By contrast, Uggen said, “I attended a conference in Barcelona not long ago, where the fulcrum of debate was whether you can hold office from prison. I get a little whiplash going from there to Florida.”

One sign of this increased polarization is the talking point that Democrats only support prison voting because they want to pad their voter rolls. Supporters of the bill, by contrast, argue that felon re-enfranchisement is a civil rights imperative that promotes civic engagement and keeps people connected to their communities.

This idea of re-enfranchisement as partisan political play didn’t jibe with Rivera’s experience in prison. “A lot of folks came from very rural communities, so their upbringing was a bit more conservative,” he said. “I don't think that these folks would have voted for somebody that they saw as like a liberal or whatnot, regardless of their stance [on criminal justice policy].”

Maravilla also stressed that ACLU Oregon does not see prison voting as a partisan issue. “We're looking at this as an equal rights bill on access to democracy, so we have reached out to Republicans as well,” she said. “We have had conversations with constituents of Republican legislators who are very much in support of this legislation.
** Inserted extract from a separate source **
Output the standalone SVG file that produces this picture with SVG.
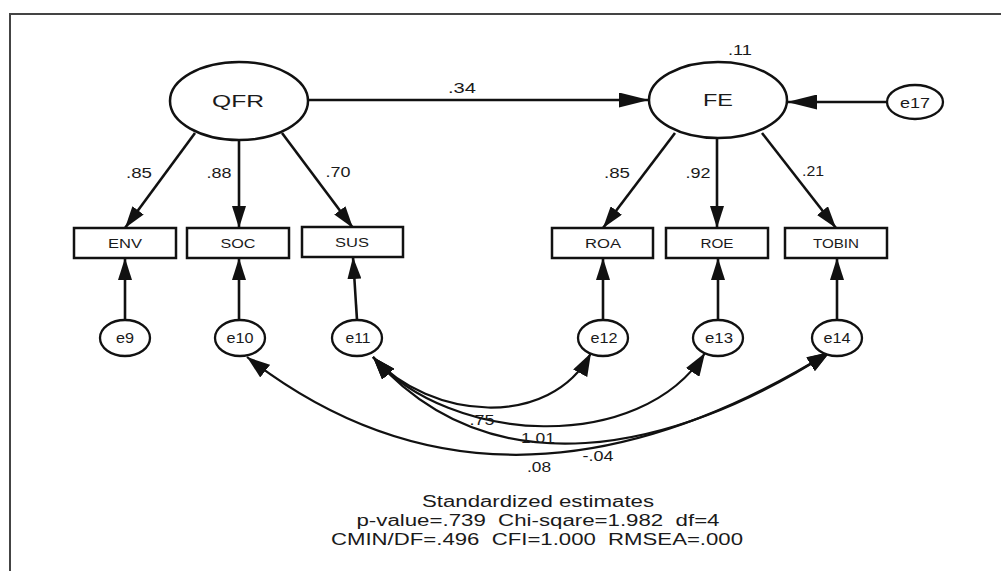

We've also spoken to a lot of incarcerated individuals who consider themselves Republicans who support this bill.”

The Senate Judiciary Committee hearing received a number of letters from currently incarcerated people. One was from John Landis, who submitted testimony from the Snake River Correctional Institution in Ontario, Oregon.

“I am a registered Republican and I believe all American citizens have a right (even a duty) to vote,” he wrote. “I served my country in the US army to protect citizens’ rights.”

Phillip Bates, who is incarcerated at the same facility, also wrote in. Bates noted that while incarcerated, he went out of his way to place his name on the non-active voter registry. “To switch to becoming an active voter would mean the world to me,” he wrote. “Allowing me to vote would tell me that I am worth something.”